How Shapes and Effects Are Made

The burst pattern is encoded in the shell’s interior:

  • Peony / Chrysanthemum: stars arranged in a spherical layer; chrysanthemums include a visible “spoked” tail due to slower‑burning star compositions.
  • Dahlia / Willow / Kamuro: fewer, larger stars that travel farther; willows and kammuros trail long glittering tails that fall gracefully.
  • Palm / Brocade Crown: stars with metal sparks that create trunk‑and‑frond silhouettes or dense netlike crowns.
  • Pistil: a second, tight core of stars bursts at the center of a larger bloom.
  • Ring, Heart, Smiley, Saturn: stars placed on a ring or shaped frame; precise timing and symmetry preserve recognizable outlines.
  • Crossettes: special stars fracture mid‑flight into four pieces, producing a crisscrossing lattice.
  • Go‑getters / Tourbillions: self‑propelled stars or spinners that change direction or spiral, adding motion inside a burst.
  • Strobes and Falling Leaves: stars that blink on‑and‑off or drift down as embers. Ground effects (fountains, wheels) sculpt plumes and rotating spokes close to the audience; comets, mines, and Roman candles draw rising arcs that frame aerial shells.

Sound: Booms, Whistles, and Crackles

Sound effects are part of the palette. Salutes create a single, percussive boom at altitude. Whistles arise from oscillating combustion in narrow channels that alternately block and release gas flow. Crackling “dragon eggs” use small pellets that undergo a rapid phase change followed by micro‑bursts, producing a popcorn‑like texture. Designers balance sound with color and pacing so that crescendos and quiet interludes complement the musical score.

Designing a Show

Show designers consider viewing geometry (shell caliber versus site size), pacing (quiet early pieces to dark‑adapt eyes, then layering intensity), color theory (contrasts, complements, and color temperature), and narrative arcs that match a soundtrack. Multi‑position firing—arrays placed across a waterfront or skyline—creates parallax and wide tableaux. Modern shows use computerized controllers to fire cues with millisecond precision.

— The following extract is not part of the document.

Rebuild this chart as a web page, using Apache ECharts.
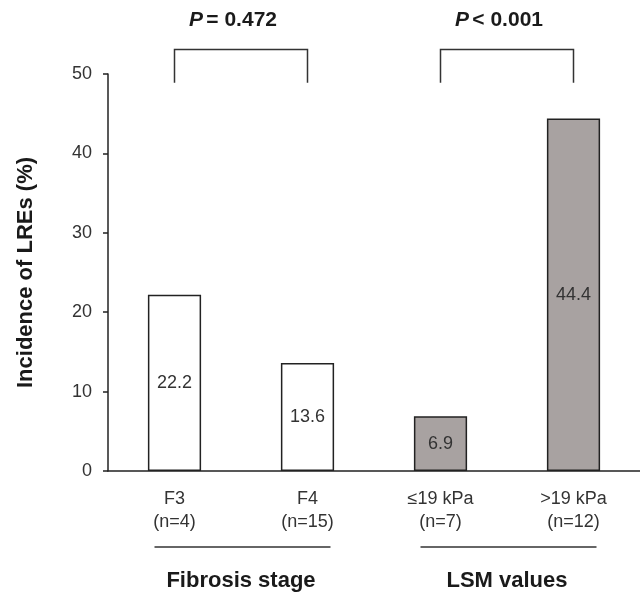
<!DOCTYPE html>
<html>
<head>
<meta charset="utf-8">
<script src="https://cdn.jsdelivr.net/npm/echarts@6/dist/echarts.min.js"></script>
<style>
  html, body { margin: 0; padding: 0; background: #fff; }
  #chart { width: 640px; height: 600px; }
</style>
</head>
<body>
<div id="chart"></div>
<script>
// categories and values
const categories = ['F3\n(n=4)', 'F4\n(n=15)', '≤19 kPa\n(n=7)', '>19 kPa\n(n=12)'];
const incidence = [22.2, 13.6, 6.9, 44.4];
const barFill = ['#ffffff', '#ffffff', '#a8a2a1', '#a8a2a1'];
const yMin = 0, yMax = 50, yStep = 10;

// groups under the axis and the p-values above them
const groupNames = ['Fibrosis stage', 'LSM values'];
const groupSpans = [[0, 1], [2, 3]];
const pTexts = ['= 0.472', '< 0.001'];

const font = 'Liberation Sans, Arial, sans-serif';
const ink = '#222';

const chart = echarts.init(document.getElementById('chart'));
chart.setOption({
  animation: false,
  grid: { left: 108, right: 0, top: 74, bottom: 129 },
  xAxis: {
    type: 'category',
    data: categories,
    axisLine: { lineStyle: { color: ink, width: 1.5 } },
    axisTick: { length: 5, lineStyle: { color: ink, width: 1.5 } },
    axisLabel: {
      color: '#333', fontSize: 18, fontFamily: font,
      lineHeight: 23, margin: 17
    }
  },
  yAxis: {
    type: 'value',
    min: yMin, max: yMax, interval: yStep,
    name: 'Incidence of LREs (%)',
    nameLocation: 'middle',
    nameGap: 71,
    nameTextStyle: { color: '#1a1a1a', fontSize: 22, fontWeight: 'bold', fontFamily: font },
    axisLine: { show: true, lineStyle: { color: ink, width: 1.5 } },
    axisTick: { show: true, length: 5, lineStyle: { color: ink, width: 1.5 } },
    axisLabel: { color: '#333', fontSize: 18, fontFamily: font, margin: 16 },
    splitLine: { show: false }
  },
  series: [{
    type: 'bar',
    barWidth: '40%',
    data: incidence.map((v, i) => ({
      value: v,
      itemStyle: { color: barFill[i] }
    })),
    itemStyle: { borderColor: ink, borderWidth: 1.5 },
    label: {
      show: true, position: 'inside',
      color: '#333', fontSize: 18, fontFamily: font
    }
  }]
});

// brackets, p-values and group labels placed through the axes
const px = (i, v) => chart.convertToPixel({ xAxisIndex: 0, yAxisIndex: 0 }, [i, v]);
const g = [];
groupSpans.forEach((span, k) => {
  const a = px(span[0], 53.1), b = px(span[1], 53.1);
  const lo = px(span[0], 48.9)[1];
  g.push({
    type: 'polyline',
    shape: { points: [[a[0], lo], [a[0], a[1]], [b[0], b[1]], [b[0], lo]] },
    style: { stroke: '#333', lineWidth: 1.5, fill: null }
  });
  const mid = (a[0] + b[0]) / 2;
  g.push({
    type: 'text',
    x: mid - 8, y: 20,
    style: {
      text: '{p|P} {t|' + pTexts[k] + '}',
      rich: {
        p: { fontStyle: 'italic', fontWeight: 'bold', fontSize: 21, fontFamily: font, fill: '#1a1a1a' },
        t: { fontWeight: 'bold', fontSize: 21, fontFamily: font, fill: '#1a1a1a' }
      },
      align: 'center', verticalAlign: 'middle'
    }
  });
  g.push({
    type: 'line',
    shape: { x1: a[0] - 20, y1: 547, x2: b[0] + 23, y2: 547 },
    style: { stroke: '#333', lineWidth: 1.5 }
  });
  g.push({
    type: 'text',
    x: mid, y: 581,
    style: {
      text: groupNames[k], fill: '#1a1a1a',
      font: 'bold 22px ' + font,
      align: 'center', verticalAlign: 'middle'
    }
  });
});
chart.setOption({ graphic: g });
</script>
</body>
</html>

Ideal Viewing and Firing Conditions

The atmosphere is the canvas:

  • Wind: light, steady wind (roughly 3–10 mph / 1–5 m·s⁻¹) is ideal. It carries smoke away from the audience without blowing shells off‑course. Gusty or high winds can tip effects; calm, humid nights may trap smoke.
  • Humidity & Temperature: moderate humidity reduces static and dust; very humid or cold inversions can cause smoke to hang, obscuring later cues.
  • Cloud ceiling & haze: low clouds or fog reflect light and muffle bursts. For larger aerial shells, a high ceiling preserves full patterns.
  • Site layout: a generous fallout zone downwind of the mortars and away from spectators, structures, dry grass, and power lines. Elevated launch sites over water or open fields keep fallout clear of crowds and ease cleanup. As a spectator, stand upwind or cross‑wind when possible and avoid setting up directly beneath the burst center; you’ll see the full geometry and avoid drifting smoke and debris.

Safety Fundamentals

Fireworks are regulated energetic devices. Professional crews follow detailed standards (for example, widely adopted codes governing display distances, mortar construction, and electrical firing). Core practices include:

  • Distance: maintaining appropriate separation between launch points and spectators based on shell size; establishing and securing fallout zones.
  • Stability: bracing or burying mortars; securing racks and cakes; protecting firing lines from foot traffic.
  • Ignition control: electrical firing from a safe location; if hand‑lighting consumer devices, using long fuses and lighting one item at a time with ample standoff.
  • No relights: duds and misfires are left in place, cooled, and disposed of per procedure—never approached immediately.
  • Protective equipment: eye and hearing protection for crew; fire extinguishers, water, and sand on hand; no loose synthetic clothing near sparks.
  • Environmental care: respecting burn bans; avoiding launch in high fire danger; preventing debris in sensitive habitats; and conducting thorough post‑show cleanup. For the public: buy only legal, authorized consumer fireworks for your area; follow the printed instructions; keep a clear, flat launch surface; supervise children closely; never point or hold devices; and never attempt to alter or combine products.

Community and Environmental Considerations

Fireworks are shared experiences; considerate planning makes them welcome. Communicate show times to neighbors to help those with pets, PTSD, or sensory sensitivities prepare. Some producers now offer lower‑smoke formulations, quieter sequences, and biodegradable components. In certain settings, drone light shows and laser projections complement or substitute for pyrotechnics to reduce noise, smoke, and falling debris. Regardless of format, responsible organizers plan for waste collection and water‑quality protection when working over lakes or rivers.

Closing Thoughts

From the first black‑powder fire flowers to today’s orchestra‑synchronized finales, fireworks reveal chemistry in motion—electrons speaking in color, metals drawing lines of light across the night. Understanding how designers shape color, pattern, and sound makes a show even richer, and a respect for weather and safety ensures that the wonder remains at the center of the experience.